I was afraid that you wouldn't understand.
It implies that courts of law "have got it wrong".
I don't know what that means. Are you referring to having courtroom trials? Are you referring to deciding a defendant's guilt? Are you talking about fining or incarcerating them following guilty verdicts?
I think you need to explain why people should be held responsible for their actions,
if we do not make decisions of our own free-will.
Why wouldn't we do those things I just named even is free will were just an illusion (it's not like we would have a choice if it weren't)? Criminals need to be taken off of the street. They and others need to see the possible results of engaging in criminal activity. And maybe they'll repent* and be rehabilitated.
* Interesting trivia: the word penitentiary "is derived from the Latin term paenitentia, meaning repentance. A penitentiary refers to a prison or place of confinement used to hold and correct criminals who have been convicted of felonies."
It sounds like you think that if they don't have free will, we shouldn't deal with criminals at all. Do you believe tigers have free will? If not, when one escapes the zoo and begins terrorizing a neighborhood, should we allow it to continue doing so (it's not like we would have a choice if we also lacked free will).
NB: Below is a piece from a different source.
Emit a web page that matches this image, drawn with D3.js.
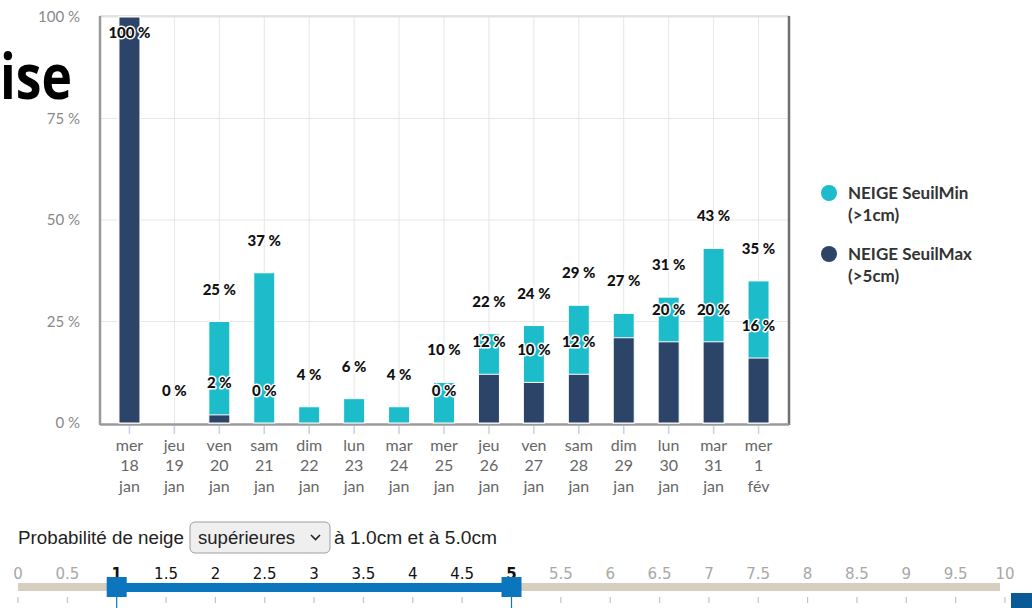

It's really not difficult to adapt to this way of thinking. Nothing need change in our behavior once we know (it's not like we would have a choice if we lacked free will). My thinking hasn't changed at all. I continue to think and live as I did before I came to realize all of this. I live as if my ideas come from me and not my brain even though I know better, but that doesn't make a difference (it's not like it could if we don't have free will).
It's exactly the same regarding the question of whether all of experience is an illusion, not just free will. Suppose you somehow learned for an undeniable, iron-clad fact that there was no world outside of your consciousness corresponding to what you experience, that perhaps you are a brain in a vat after all or in some kind of matrix. OK, now that you've had a chance to get over the shock and assimilate and accept the truth of the idea, what are you going to do differently?
You now know that what looks like your finger isn't real, and neither is that burning candle, so you will the finger into the flame knowing that no such thing actually exists or is happening, and you feel the pain of fire anyway. Are you going to do that again? No. It's not like you would have a choice if you also lacked free will. NOTHING CHANGES, and this free will matter is the same. Realizing that free will is or might be an illusion changes nothing about how I go on living my life, because as with fingers and flames, what worked before still works following these kinds of revelations.